The form of the ascus, the capsule which contains the sexual spores, is important for classification of the Ascomycota. There are four basic types of ascus.
- A unitunicate-operculate ascus has a "lid", the Operculum, which breaks open when the spores are mature and allows the spores to escape. Unitunicate-operculate asci only occur in those ascocarps which have apothecia, for instance the morels. 'Unitunicate' means 'single-walled'.
- Instead of an operculum, a unitunicate-inoperculate ascus has an elastic ring that functions like a pressure valve. Once mature the elastic ring briefly expands and lets the spores shoot out. This type appears both in apothecia and in perithecia; an example is the illustrated Hypomyces chrysospermus.

- A bitunicate ascus is enclosed in a double wall. This consists of a thin, brittle outer shell and a thick elastic inner wall. When the spores are mature, the shell splits open so that the inner wall can take up water. As a consequence this begins to extend with its spores until it protrudes above the rest of the ascocarp so that the spores can escape into free air without being obstructed by the bulk of the fruiting body. Bitunicate asci occur only in pseudothecia and are found only in the classes Dothideomycetes and Chaetothyriomycetes (which were formerly united in the old class Loculoascomycetes). Examples: Venturia inaequalis (apple scab) and Guignardia aesculi (Brown Leaf Mold of Horse Chestnut).

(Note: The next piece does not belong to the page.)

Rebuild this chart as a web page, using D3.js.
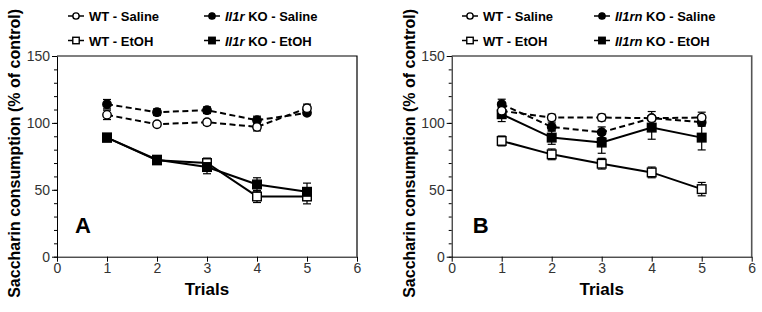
<!DOCTYPE html>
<html>
<head>
<meta charset="utf-8">
<script src="https://cdn.jsdelivr.net/npm/d3@7"></script>
<style>
  body { margin: 0; background: #fff; }
  text { font-family: "Liberation Sans", Arial, sans-serif; }
</style>
</head>
<body>
<div id="chart"></div>
<script>
// data
const trials = [1, 2, 3, 4, 5];
const xTicks = [0, 1, 2, 3, 4, 5, 6];
const yTicks = [0, 50, 100, 150];
const yMinorTicks = d3.range(0, 151, 10);

// panel A (Il1r)
const aWtSaline = [106, 99, 100.5, 97, 111];
const aWtSalineErr = [3.5, 1.5, 2, 3, 3];
const aKoSaline = [114, 108, 109.5, 102, 107.5];
const aKoSalineErr = [3.5, 2.5, 2.5, 3, 1.5];
const aWtEtoh = [89, 72, 70, 45, 45];
const aWtEtohErr = [2, 3, 3.7, 4.5, 5.5];
const aKoEtoh = [89, 72.5, 67, 54, 48.5];
const aKoEtohErr = [2, 2.5, 5, 5, 6.5];

// panel B (Il1rn)
const bWtSaline = [109, 104, 104, 103.5, 104];
const bWtSalineErr = [2.5, 2.5, 2.5, 2, 4];
const bKoSaline = [114, 97, 93, 103.5, 100.5];
const bKoSalineErr = [3.7, 3, 4, 5, 3];
const bWtEtoh = [86.5, 76.5, 69.5, 63, 50.5];
const bWtEtohErr = [3.7, 4, 4, 4, 5];
const bKoEtoh = [106.5, 89, 85.3, 96.5, 89];
const bKoEtohErr = [5.5, 5, 8, 8.7, 9.2];

const svg = d3.select("#chart")
  .append("svg")
  .attr("width", 762)
  .attr("height", 312);

svg.append("rect").attr("width", 762).attr("height", 312).attr("fill", "#fff");

function drawPanel(opt) {
  const g = svg.append("g");

  const x = d3.scaleLinear().domain([0, 6]).range([opt.left, opt.left + 300]);
  const y = d3.scaleLinear().domain([0, 150]).range([256.7, 56]);

  // box
  g.append("path")
    .attr("d", `M${x(0)},${y(150)}H${x(6)}V${y(0)}`)
    .attr("fill", "none")
    .attr("stroke", opt.boxColor)
    .attr("stroke-width", opt.boxWidth);

  // minor y ticks
  g.append("g")
    .attr("transform", `translate(${x(0)},0)`)
    .call(d3.axisLeft(y).tickValues(yMinorTicks).tickSize(3).tickSizeOuter(0).tickFormat(""))
    .call(a => a.select(".domain").remove());

  const yAxis = g.append("g")
    .attr("transform", `translate(${x(0)},0)`)
    .call(d3.axisLeft(y).tickValues(yTicks).tickSize(5).tickSizeOuter(0).tickPadding(2));
  yAxis.selectAll("text").attr("font-size", 14).attr("fill", "#333").attr("font-family", "Liberation Sans, Arial, sans-serif");

  const xAxis = g.append("g")
    .attr("transform", `translate(0,${y(0)})`)
    .call(d3.axisBottom(x).tickValues(xTicks).tickFormat(d3.format("d")).tickSize(5).tickSizeOuter(0).tickPadding(1));
  xAxis.selectAll("text").attr("font-size", 14).attr("fill", "#333").attr("font-family", "Liberation Sans, Arial, sans-serif");

  // axis titles
  g.append("text")
    .attr("transform", `translate(${x(0) - 37},${(y(0) + y(150)) / 2 - 3}) rotate(-90)`)
    .attr("text-anchor", "middle")
    .attr("font-size", 16)
    .attr("font-weight", "bold")
    .text("Saccharin consumption (% of control)");

  g.append("text")
    .attr("x", (x(0) + x(6)) / 2)
    .attr("y", 295)
    .attr("text-anchor", "middle")
    .attr("font-size", 17)
    .attr("font-weight", "bold")
    .text("Trials");

  g.append("text")
    .attr("x", x(0) + opt.letterDx)
    .attr("y", 232.5)
    .attr("font-size", 22)
    .attr("font-weight", "bold")
    .text(opt.letter);

  const line = d3.line().x((d, i) => x(trials[i])).y(d => y(d));

  opt.series.forEach(s => {
    g.append("path")
      .datum(s.values)
      .attr("d", line)
      .attr("fill", "none")
      .attr("stroke", "#000")
      .attr("stroke-width", 2)
      .attr("stroke-dasharray", s.dashed ? "6,3.5" : null);
  });

  opt.series.forEach(s => {
    const eb = g.append("g");
    s.values.forEach((v, i) => {
      const cx = x(trials[i]);
      const y1 = y(v + s.err[i]), y2 = y(v - s.err[i]);
      eb.append("line").attr("x1", cx).attr("x2", cx).attr("y1", y1).attr("y2", y2)
        .attr("stroke", "#000").attr("stroke-width", 1.2);
      [y1, y2].forEach(yy => {
        eb.append("line").attr("x1", cx - 4).attr("x2", cx + 4).attr("y1", yy).attr("y2", yy)
          .attr("stroke", "#000").attr("stroke-width", 1.2);
      });
    });
  });

  opt.series.forEach(s => {
    s.values.forEach((v, i) => {
      drawMarker(g, x(trials[i]), y(v), s.shape, s.filled, 1);
    });
  });

  // legend
  opt.series.forEach(s => {
    const lx = opt.legend[s.col], ly = s.row === 0 ? 16 : 40.5;
    g.append("line")
      .attr("x1", lx).attr("x2", lx + 16)
      .attr("y1", ly).attr("y2", ly)
      .attr("stroke", "#000").attr("stroke-width", 1.5);
    drawMarker(g, lx + 8, ly, s.shape, s.filled, 0.75);
    const t = g.append("text")
      .attr("x", lx + 21)
      .attr("y", ly + 5)
      .attr("font-size", 13)
      .attr("font-weight", "bold");
    if (s.gene) {
      t.append("tspan").attr("font-style", "italic").text(s.gene);
      t.append("tspan").text(" KO - " + s.treat);
    } else {
      t.text("WT - " + s.treat);
    }
  });
}

function drawMarker(g, cx, cy, shape, filled, k) {
  if (shape === "circle") {
    g.append("circle")
      .attr("cx", cx).attr("cy", cy).attr("r", 4.2 * k)
      .attr("fill", filled ? "#000" : "#fff")
      .attr("stroke", "#000").attr("stroke-width", 1.4);
  } else {
    const h = 4.3 * k;
    g.append("rect")
      .attr("x", cx - h).attr("y", cy - h)
      .attr("width", 2 * h).attr("height", 2 * h)
      .attr("fill", filled ? "#000" : "#fff")
      .attr("stroke", "#000").attr("stroke-width", 1.4);
  }
}

drawPanel({
  left: 57,
  letter: "A",
  letterDx: 18,
  boxColor: "#000",
  boxWidth: 1.2,
  legend: [68, 204],
  series: [
    { values: aWtEtoh, err: aWtEtohErr, shape: "square", filled: false, dashed: false, row: 1, col: 0, treat: "EtOH" },
    { values: aKoEtoh, err: aKoEtohErr, shape: "square", filled: true, dashed: false, row: 1, col: 1, gene: "Il1r", treat: "EtOH" },
    { values: aKoSaline, err: aKoSalineErr, shape: "circle", filled: true, dashed: true, row: 0, col: 1, gene: "Il1r", treat: "Saline" },
    { values: aWtSaline, err: aWtSalineErr, shape: "circle", filled: false, dashed: true, row: 0, col: 0, treat: "Saline" }
  ]
});

drawPanel({
  left: 451.7,
  letter: "B",
  letterDx: 21,
  boxColor: "#555",
  boxWidth: 1.6,
  legend: [462, 594],
  series: [
    { values: bWtEtoh, err: bWtEtohErr, shape: "square", filled: false, dashed: false, row: 1, col: 0, treat: "EtOH" },
    { values: bKoEtoh, err: bKoEtohErr, shape: "square", filled: true, dashed: false, row: 1, col: 1, gene: "Il1rn", treat: "EtOH" },
    { values: bKoSaline, err: bKoSalineErr, shape: "circle", filled: true, dashed: true, row: 0, col: 1, gene: "Il1rn", treat: "Saline" },
    { values: bWtSaline, err: bWtSalineErr, shape: "circle", filled: false, dashed: true, row: 0, col: 0, treat: "Saline" }
  ]
});
</script>
</body>
</html>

- Prototunicate asci are mostly spherical in shape and have no mechanism for forcible dispersal. The mature ascus wall dissolves allowing the spores to escape, or it is broken open by other influences, such as animals. Asci of this type can be found both in perithecia and in cleistothecia, for instance with Dutch elm disease (Ophiostoma). This is something of a catch-all term for cases which do not fit into the other three ascus types, and they probably belong to several independent groups which evolved separately from unitunicate asci.